Given problem =
Take each line that has the word "matplotlib" and return it.

Source excerpt =
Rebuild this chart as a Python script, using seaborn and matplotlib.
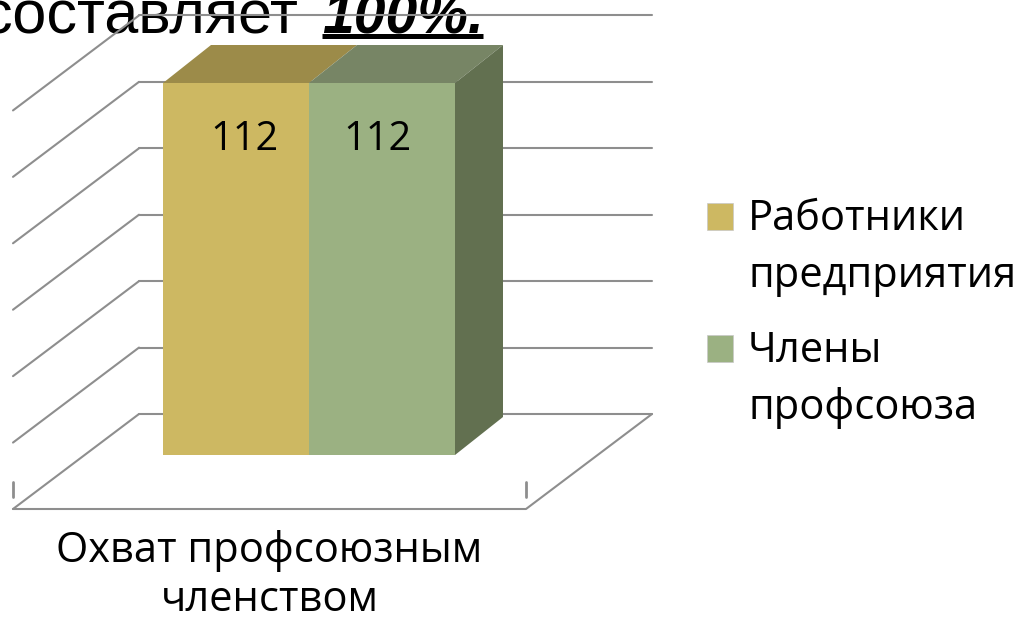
import matplotlib
matplotlib.use("Agg")
import matplotlib.pyplot as plt
import seaborn as sns
import pandas as pd
from matplotlib.patches import Polygon, Rectangle
from matplotlib.lines import Line2D

# --- data ---
category = "Охват профсоюзным\nчленством"
series = ["Работники предприятия", "Члены профсоюза"]
legend_labels = ["Работники\nпредприятия", "Члены\nпрофсоюза"]
values = [112, 112]
grid_values = [0, 20, 40, 60, 80, 100, 120]
title_plain = "составляет"
title_bold = "100%."

front_colors = ["#CDB862", "#9BB182"]
top_colors = ["#9C8B49", "#778565"]
side_color = "#627050"
line_color = "#8E8E8E"

sns.set_theme(style="white")
plt.rcParams["font.family"] = ["Open Sans", "DejaVu Sans"]

W, H = 1018, 618
fig = plt.figure(figsize=(W / 100, H / 100), dpi=100)
ax = fig.add_axes([0, 0, 1, 1])

df = pd.DataFrame({"category": [category] * len(series), "series": series, "value": values})
sns.barplot(data=df, x="category", y="value", hue="series", palette=front_colors,
            width=0.8, saturation=1, legend=False, ax=ax, zorder=4, edgecolor="none")

# front plane scale: 3D look built around the seaborn bars
S = (455 - 83) / 112      # px per value unit
U = 365                   # px per category unit
x0, y0 = 309, 455         # pixel of (0, 0)
ax.set_xlim(-x0 / U, (W - x0) / U)
ax.set_ylim(-(H - y0) / S, y0 / S)
ax.set_axis_off()

def X(px):
    return (px - x0) / U

def Y(py):
    return (y0 - py) / S

# walls and floor
back_l, back_r, back_y = X(139), X(652), Y(414)
flr_l, flr_r, flr_y = X(13), X(526), Y(509)
lw = 1.5
for v in grid_values:
    ax.plot([back_l, back_r], [back_y + v, back_y + v], color=line_color, lw=lw, zorder=2)
    ax.plot([flr_l, back_l], [flr_y + v, back_y + v], color=line_color, lw=lw, zorder=2)
ax.plot([flr_l, flr_r, back_r], [flr_y, flr_y, back_y], color=line_color, lw=lw, zorder=2)
for xt in [flr_l, flr_r]:
    ax.plot([xt, xt], [flr_y + 12 / S, flr_y + 27 / S], color=line_color, lw=lw + 0.5, zorder=2)

# 3D faces of the bars
ddx, ddy = 48 / U, 38 / S
bars = sorted(ax.patches, key=lambda p: p.get_x())
nudge = [8 / U, -5 / U]
for i, p in enumerate(bars):
    bx, bw, bh = p.get_x(), p.get_width(), p.get_height()
    ax.add_patch(Polygon([(bx, bh), (bx + bw, bh), (bx + bw + ddx, bh + ddy), (bx + ddx, bh + ddy)],
                         closed=True, facecolor=top_colors[i], edgecolor="none", zorder=3))
    ax.text(bx + bw / 2 + nudge[i], bh - 67 / S, f"{bh:.0f}", ha="center", va="baseline",
            fontsize=28.5, color="black", zorder=6)
last = bars[-1]
bx, bw, bh = last.get_x(), last.get_width(), last.get_height()
ax.add_patch(Polygon([(bx + bw, 0), (bx + bw + ddx, ddy), (bx + bw + ddx, bh + ddy), (bx + bw, bh)],
                     closed=True, facecolor=side_color, edgecolor="none", zorder=3))

# category label
for k, line in enumerate(category.split("\n")):
    ax.text((flr_l + flr_r) / 2, Y(562 + 49 * k), line, ha="center", va="baseline",
            fontsize=30, color="black")

# legend (square keys, two-line labels)
def fx(px):
    return px / W

def fy(py):
    return 1 - py / H

for i, lab in enumerate(legend_labels):
    top = 203 + 132 * i
    ax.add_patch(Rectangle((fx(707), fy(top + 27)), 26 / W, 27 / H, transform=fig.transFigure,
                           facecolor=front_colors[i], edgecolor="#C8C8C8", lw=0.5, zorder=5))
    for k, line in enumerate(lab.split("\n")):
        ax.text(fx(748), fy(top + 27 + 57 * k), line, transform=fig.transFigure,
                ha="left", va="baseline", fontsize=30, color="black")

# cut-off title line
ax.text(fx(298), fy(33), title_plain, transform=fig.transFigure, ha="right", va="baseline",
        fontsize=44, family=["Liberation Sans", "DejaVu Sans"], color="black", zorder=1)
tb = ax.text(fx(322), fy(33), title_bold, transform=fig.transFigure, ha="left", va="baseline",
             fontsize=41, family=["Liberation Sans", "DejaVu Sans"], fontweight="bold",
             fontstyle="italic", color="black", zorder=1)
fig.canvas.draw()
bb = tb.get_window_extent(fig.canvas.get_renderer())
fig.add_artist(Line2D([bb.x0 / W, 483 / W], [fy(35.5), fy(35.5)], transform=fig.transFigure,
                      color="black", lw=3.6, solid_capstyle="butt"))

fig.savefig("out.png", dpi=100)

Exercise response =
Rebuild this chart as a Python script, using seaborn and matplotlib.
import matplotlib
matplotlib.use("Agg")
import matplotlib.pyplot as plt
from matplotlib.patches import Polygon, Rectangle
from matplotlib.lines import Line2D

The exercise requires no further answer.